Standard Deviations. There are changes in response style that may go undetected by changes in scale means. For example, if respondents select the endpoints of a scale (extreme response style) when scale width is either increased or decreased, and this increased use of endpoints would be distributed equally to the negative and positive endpoints of the scale, then this change in response style would not be reflected in a change of scale means. However, it should be reflected in a change of standard deviation. Thus, Table 4 shows the standard deviations for the four different versions of the Aad scale for each item and also for the scale totals. However, no specific pattern is recognizable from Table 4, and a Levene test for homogeneity of variance for each item separately as well as the scale totals suggests that there are no statistically significant differences between the scores.

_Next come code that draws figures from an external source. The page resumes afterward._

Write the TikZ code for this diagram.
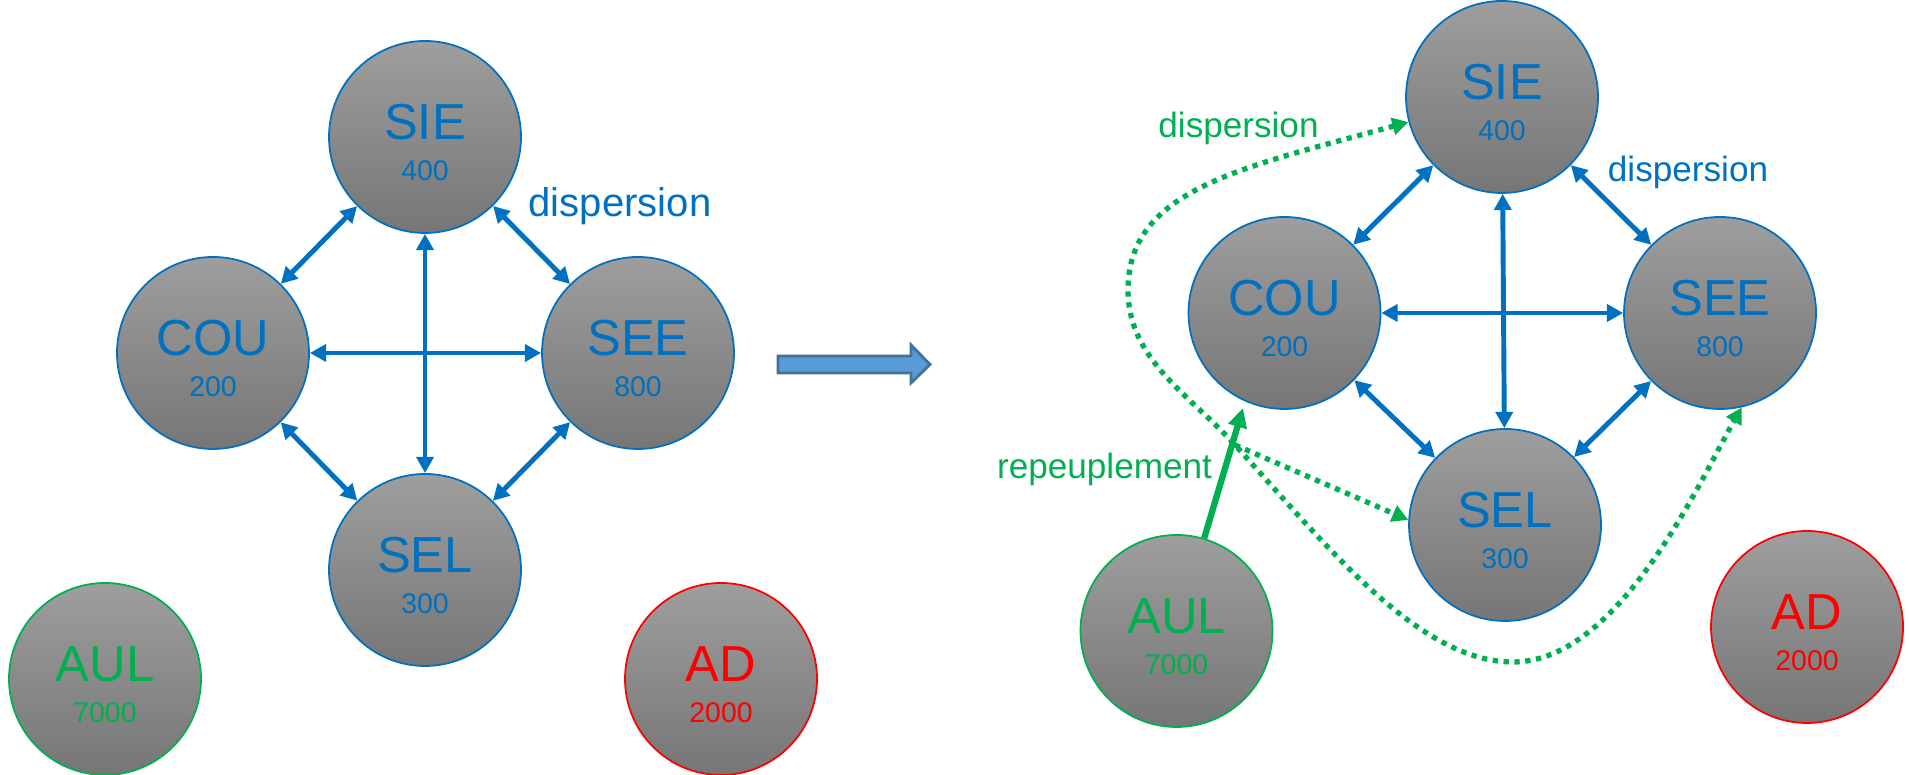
\documentclass[tikz,border=0pt]{standalone}
\usepackage{fontspec}
\setmainfont{Liberation Sans}
\usetikzlibrary{arrows.meta}
\definecolor{blu}{HTML}{0070C0}
\definecolor{grn}{HTML}{00B050}
\definecolor{rd}{HTML}{FF0000}
\definecolor{gtop}{RGB}{158,158,158}
\definecolor{gbot}{RGB}{118,118,118}
\definecolor{barrow}{HTML}{5B9BD5}
\definecolor{bedge}{HTML}{41719C}
\begin{document}
\begin{tikzpicture}[
  pop/.style={circle,draw=#1,line width=0.5pt,minimum size=1.92cm,inner sep=0pt,top color=gtop,bottom color=gbot},
  popname/.style={anchor=base,inner sep=0pt,font=\fontsize{14.4}{17}\selectfont},
  popnum/.style={anchor=base,inner sep=0pt,font=\fontsize{8.1}{10}\selectfont},
  disp/.style={blu,line width=1.4pt,{Triangle[length=4.6pt,width=4.8pt]}-{Triangle[length=4.6pt,width=4.8pt]}},
  gdot/.style={grn,line width=1.5pt,dash pattern=on 1.5pt off 1.6pt,-{Triangle[length=4.6pt,width=4.8pt]}},
  lbl/.style={anchor=base,inner sep=0pt,font=\fontsize{10}{12}\selectfont}]
\useasboundingbox (0,0) rectangle (19.09,7.75);
% populations: left (before), right (after)
\foreach \p/\n/\x/\y/\v/\c in {l/SIE/4.25/6.38/400/blu,l/COU/2.13/4.22/200/blu,l/SEE/6.38/4.22/800/blu,l/SEL/4.25/2.05/300/blu,l/AUL/1.05/0.96/7000/grn,l/AD/7.21/0.96/2000/rd,
  r/SIE/15.02/6.78/400/blu,r/COU/12.845/4.62/200/blu,r/SEE/17.20/4.62/800/blu,r/SEL/15.05/2.50/300/blu,r/AUL/11.765/1.44/7000/grn,r/AD/18.07/1.48/2000/rd}{
  \node[pop=\c] (\p\n) at (\x,\y) {};
  \node[popname,text=\c] (\p\n-a) at ([yshift=-0.03cm]\p\n.center) {\n};
  \node[popnum,text=\c] (\p\n-b) at ([yshift=-0.44cm]\p\n.center) {\v};
}
% dispersion between sites
\foreach \p in {l,r}{
  \draw[disp] (\p SIE) -- (\p COU);
  \draw[disp] (\p SIE) -- (\p SEE);
  \draw[disp] (\p COU) -- (\p SEE);
  \draw[disp] (\p SIE) -- (\p SEL);
  \draw[disp] (\p COU) -- (\p SEL);
  \draw[disp] (\p SEE) -- (\p SEL);
}
\node[lbl,text=blu,font=\fontsize{11.4}{13}\selectfont] (ldisp) at (6.20,5.58) {dispersion};
\node[lbl,text=blu] (rdisp) at (16.88,5.93) {dispersion};
% block arrow
\draw[bedge,fill=barrow,line width=0.8pt] (7.78,4.02)--(9.11,4.02)--(9.11,3.92)--(9.30,4.105)--(9.11,4.30)--(9.11,4.19)--(7.78,4.19)--cycle;
% repeuplement
\coordinate (split) at (12.35,3.30);
\coordinate (rtip) at (12.43,3.67);
\draw[gdot,{Triangle[length=4.6pt,width=4.8pt]}-{Triangle[length=4.6pt,width=4.8pt]}] (rSIE.195) .. controls (12.40,6.07) and (11.28,5.85) .. (11.28,4.85) .. controls (11.28,4.15) and (11.90,3.80) .. (split) .. controls (13.30,2.25) and (14.20,1.13) .. (15.13,1.13) .. controls (16.20,1.13) and (17.00,2.95) .. (rSEE.283);
\draw[gdot] (split) -- (rSEL.177);
\draw[grn,line width=1.8pt,-{Triangle[length=5.5pt,width=5.2pt]}] (rAUL) -- (rtip);
\node[lbl,text=grn] (gdisp) at (12.385,6.37) {dispersion};
\node[lbl,text=grn] (repeup) at (11.045,2.96) {repeuplement};
\end{tikzpicture}
\end{document}
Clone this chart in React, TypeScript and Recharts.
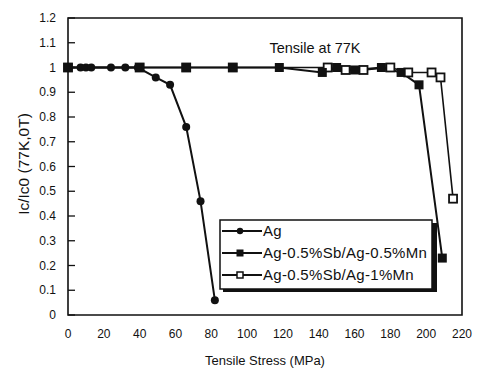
import * as React from "react";
import { LineChart, Line, XAxis, YAxis, ReferenceArea } from "recharts";

// Ag
const agStress = [0, 7, 10, 13, 24, 32, 39, 49, 57, 66, 74, 82];
const agRatio = [1, 1, 1, 1, 1, 1, 1, 0.96, 0.93, 0.76, 0.46, 0.06];

// Ag-0.5%Sb/Ag-0.5%Mn
const sbMn05Stress = [0, 40, 66, 92, 118, 142, 150, 160, 175, 186, 196, 209];
const sbMn05Ratio = [1, 1, 1, 1, 1, 0.98, 1, 0.99, 1, 0.98, 0.93, 0.23];

// Ag-0.5%Sb/Ag-1%Mn
const sbMn1Stress = [0, 40, 66, 92, 145, 155, 165, 180, 190, 203, 208, 215];
const sbMn1Ratio = [1, 1, 1, 1, 1, 0.99, 0.99, 1, 0.98, 0.98, 0.96, 0.47];

const xTicks = [0, 20, 40, 60, 80, 100, 120, 140, 160, 180, 200, 220];
const yTicks = [0, 0.1, 0.2, 0.3, 0.4, 0.5, 0.6, 0.7, 0.8, 0.9, 1, 1.1, 1.2];
const yMinorTicks = [
  0.05, 0.15, 0.25, 0.35, 0.45, 0.55, 0.65, 0.75, 0.85, 0.95, 1.05, 1.15,
];

const FONT = '"Liberation Sans", Arial, sans-serif';
const INK = "#111";

const zip = (xs: number[], ys: number[]) => xs.map((x, i) => ({ x, y: ys[i] }));
const agData = zip(agStress, agRatio);
const mn05Data = zip(sbMn05Stress, sbMn05Ratio);
const mn1Data = zip(sbMn1Stress, sbMn1Ratio);

function Circle(props: any) {
  const { cx, cy } = props;
  if (cx == null || cy == null) return <g />;
  return <circle cx={cx} cy={cy} r={4} fill={INK} />;
}
function FilledSquare(props: any) {
  const { cx, cy } = props;
  if (cx == null || cy == null) return <g />;
  return <rect x={cx - 4.5} y={cy - 4.5} width={9} height={9} fill={INK} />;
}
function OpenSquare(props: any) {
  const { cx, cy } = props;
  if (cx == null || cy == null) return <g />;
  return (
    <rect x={cx - 4} y={cy - 4} width={8} height={8} fill="#fff" stroke={INK} strokeWidth={1.8} />
  );
}

function YTick(props: any) {
  const { y, payload } = props;
  const v: number = payload.value;
  const isInt = Math.abs(v - Math.round(v)) < 1e-9;
  const label = isInt ? String(Math.round(v)) : v.toFixed(1);
  return (
    <g>
      <line x1={68} x2={75} y1={y} y2={y} stroke={INK} strokeWidth={1.3} />
      <text x={56} y={y} dy="0.35em" textAnchor="end" fontSize={12} fontFamily={FONT} fill={INK}>
        {label}
      </text>
    </g>
  );
}

function MinorTick(props: any) {
  const { y } = props;
  return <line x1={68} x2={72} y1={y} y2={y} stroke={INK} strokeWidth={1} />;
}

function Overlay() {
  return (
    <svg
      width={478}
      height={374}
      style={{ position: "absolute", left: 0, top: 0, pointerEvents: "none" }}
    >
      <text x={315} y={53} textAnchor="middle" fontSize={14.5} fontFamily={FONT} fill={INK}>
        Tensile at 77K
      </text>
      <text x={265} y={365} textAnchor="middle" fontSize={13} fontFamily={FONT} fill={INK}>
        Tensile Stress (MPa)
      </text>
      <text
        x={0}
        y={0}
        transform="translate(29,164) rotate(-90)"
        textAnchor="middle"
        fontSize={15.5}
        fontFamily={FONT}
        fill={INK}
      >
        Ic/Ic0 (77K,0T)
      </text>
    </svg>
  );
}

function Legend() {
  const rows = [
    { label: "Ag", marker: <circle cx={22} cy={0} r={3.2} fill={INK} /> },
    { label: "Ag-0.5%Sb/Ag-0.5%Mn", marker: <rect x={18.5} y={-3.5} width={7} height={7} fill={INK} /> },
    {
      label: "Ag-0.5%Sb/Ag-1%Mn",
      marker: <rect x={19} y={-3} width={6} height={6} fill="#fff" stroke={INK} strokeWidth={1.5} />,
    },
  ];
  return (
    <svg width={222} height={76} style={{ position: "absolute", left: 218, top: 218 }}>
      <rect x={5} y={5} width={214} height={69} fill={INK} />
      <rect x={2} y={2} width={212} height={69} fill="#fff" stroke={INK} strokeWidth={1.5} />
      {rows.map((r, i) => (
        <g key={r.label} transform={`translate(0, ${13 + i * 22})`}>
          <line x1={4} x2={44} y1={0} y2={0} stroke={INK} strokeWidth={2} />
          {r.marker}
          <text
            x={45}
            y={0}
            dy="0.36em"
            fontSize={15}
            letterSpacing={0.3}
            fontFamily={FONT}
            fill={INK}
          >
            {r.label}
          </text>
        </g>
      ))}
    </svg>
  );
}

export default function App() {
  return (
    <div style={{ position: "absolute", left: 0, top: 0, width: 478, height: 374, background: "#fff" }}>
      <LineChart width={478} height={374} margin={{ top: 18, right: 16, bottom: 19, left: 0 }}>
        <XAxis
          type="number"
          dataKey="x"
          domain={[0, 220]}
          ticks={xTicks}
          interval={0}
          axisLine={false}
          tickLine={false}
          tickSize={6}
          tickMargin={8}
          height={40}
          tick={{ fontSize: 12, fontFamily: FONT, fill: INK }}
        />
        <YAxis
          type="number"
          dataKey="y"
          domain={[0, 1.2]}
          ticks={yTicks}
          interval={0}
          width={68}
          axisLine={false}
          tickLine={false}
          tick={<YTick />}
        />
        <YAxis
          yAxisId="minor"
          type="number"
          domain={[0, 1.2]}
          ticks={yMinorTicks}
          interval={0}
          width={0}
          axisLine={false}
          tickLine={false}
          tick={<MinorTick />}
        />
        <ReferenceArea
          x1={0}
          x2={220}
          y1={0}
          y2={1.2}
          fill="none"
          stroke={INK}
          strokeWidth={1.6}
          fillOpacity={0}
          ifOverflow="visible"
        />
        <Line
          data={mn1Data}
          dataKey="y"
          stroke={INK}
          strokeWidth={1.6}
          dot={<OpenSquare />}
          isAnimationActive={false}
          type="linear"
        />
        <Line
          data={mn05Data}
          dataKey="y"
          stroke={INK}
          strokeWidth={2}
          dot={<FilledSquare />}
          isAnimationActive={false}
          type="linear"
        />
        <Line
          data={agData}
          dataKey="y"
          stroke={INK}
          strokeWidth={2}
          dot={<Circle />}
          isAnimationActive={false}
          type="linear"
        />
      </LineChart>
      <Overlay />
      <Legend />
    </div>
  );
}
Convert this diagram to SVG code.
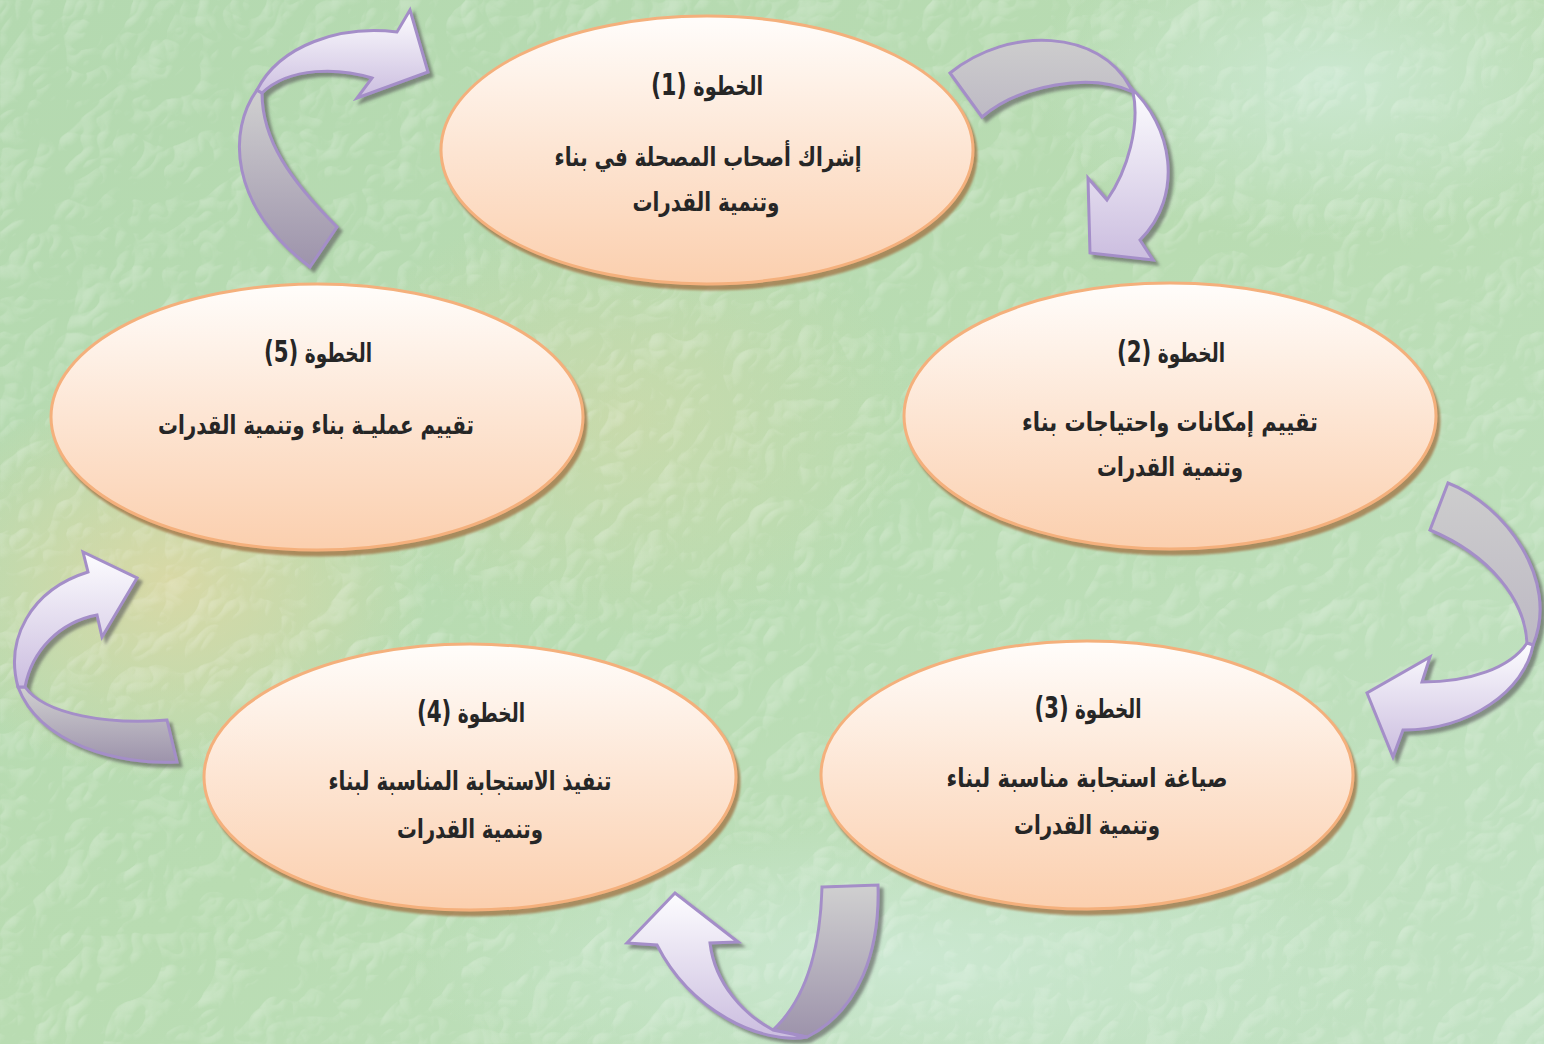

Skewness. Table 5 shows that, overall, skewness for the three advertisements is as expected from the pretest. Martell and Tag Heuer are negatively skewed and thus obtained more positive than negative responses, whereas Concepto is positively skewed and thus received more negative than positive responses. However, there is no clear pattern related to the number of response categories, and the results suggest that scale width does not influence skewness of the scales.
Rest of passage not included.